Además del cura indiferente ante los terribles hechos de sangre y de los curas cooperadores mediante informes, acusaciones y señalamientos, existieron también los curas beligerantes. Aunque parezca monstruoso, existieron curas que actuaron materialmente en contra de aquellos a quienes deberían haber protegido hasta el final.
Curas que detuvieron a gente, como es el caso de dos filipenses que actuaron en los primeros días, junto con falangistas vallisoletanos, a quienes acompañaban durante las detenciones; curas que intervinieron en hechos de sangre, como es el caso de ciertos pueblos de Tierra de Campos; curas que actuaron en las prisiones, forzando a los condenados a recibir sacramentos en contra de su voluntad, recurriendo a engaños y a todo tipo de chantajes, curas, en fin, que acudieron a los frentes, fusil en mano, y actuaron como unos soldados más.

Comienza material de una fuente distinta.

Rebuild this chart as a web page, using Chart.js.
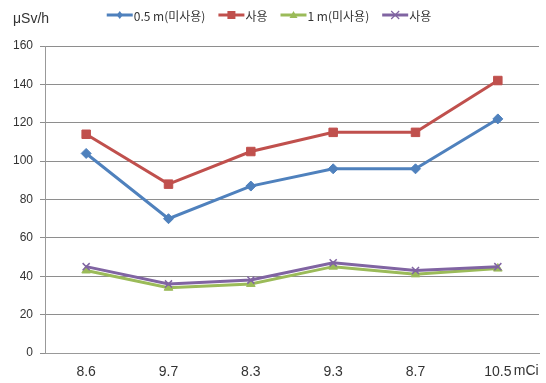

Dado que, durante el golpe y la guerra, y también da lo largo de toda la dictadura, los curas no ocultaron estas actuaciones, y no dejaron de aparecer al lado de los sublevados, bendiciendo sin cesar los crímenes que éstos cometían, no es de extrañar que en muchísimas personas, incluyendo cristianos y católicos, hayan nacido y crecido sentimientos anticlericales, por más que todos, creyentes o no, se vieran obligados a ser católicos como consecuencia del golpe.
Transcurridos todos estos años, jamás se ha escuchado en pueblos o ciudades la voz de la iglesia, reconociendo los hechos, pidiendo perdón como primer paso para lograr una reconciliación real. Muy al contrario, en muchas ocasiones vemos repetirse aquellas escenas del pasado, acompañando beatificaciones y homenajes a personajes responsables de aquel horror.